Repeated / interleaved elements XML The Document's defining feature and OML's native strength: an ordered edge list preserves interleaving (<m/><x/><m/> reads as [(m,…),(x,…),(m,…)]) that a dict-of-arrays can't represent. OML represents this the same way XML does — repeated labels in original order — because OML's edge list is the Document model, not a projection of it.
Attributes XML Silently dropped, on both sides. Confirmed directly: read_xml('<a x="1"><b>hi</b></a>') returns [('a', [('b', 'hi')])] — the x="1" attribute is gone, with no trace in the Document. check_xml on the same input reports "no adjustments" — the drop isn't even flagged as lossy. write_xml never produces an attribute on the way back out, either; there is no path from a Document edge to an XML attribute. This is a real, current limitation of the XML profile, not something OML or the Document model offers any equivalent for — OML has no attribute concept to lose, but XML's own attributes are simply outside what gets read at all.

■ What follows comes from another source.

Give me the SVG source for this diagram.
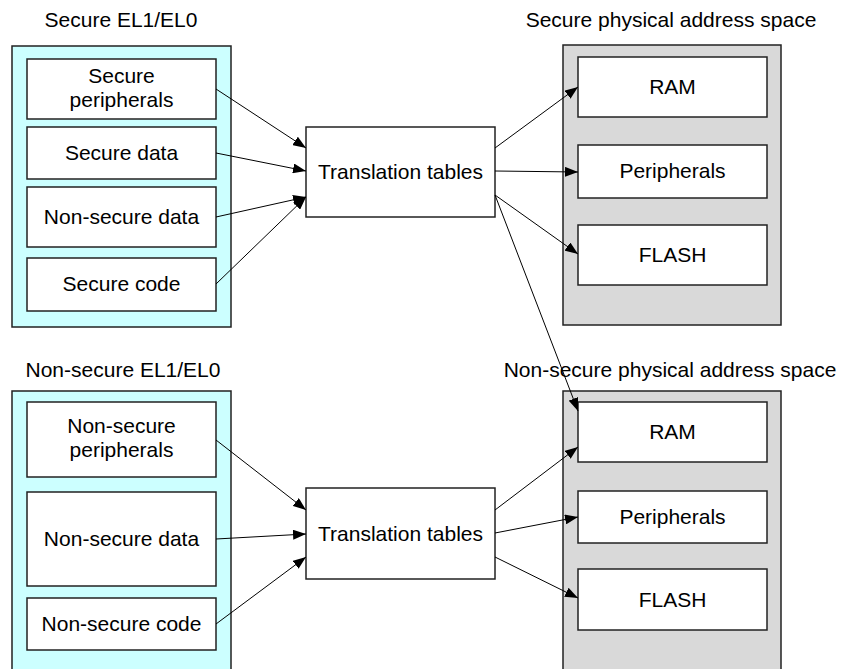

Namespace prefixes XML Stripped on read: a prefixed tag like <ns:b> reads as the local name b, dropping the prefix and any namespace binding — confirmed via _local() in omnist/canonical/formats.py, and directly: read_xml('<a xmlns:ns="http://x"><ns:b>hi</ns:b></a>') returns [('a', [('b', 'hi')])] with no namespace information anywhere in the Document. As with attributes, check_xml reports no adjustment for this. A genuine, current limitation — OML has no namespace concept to map this onto.
Everything else OML The "always" row: every Document shape — any combination of nesting, repeated labels, and interleaving — round-trips through OML with zero adjustments, because OML's edge-list syntax is the Document model rather than a format that has to be mapped onto it.

One thing to know: single-rooted for XML

An XML document has exactly one top-level element, so its Document has one top-level edge. To share a Document with the other three formats, wrap your data under a single top-level key (e.g. {"order": {…}}<order>…</order>). JSON/YAML/TOML happily carry multiple top-level keys; XML does not. See XML.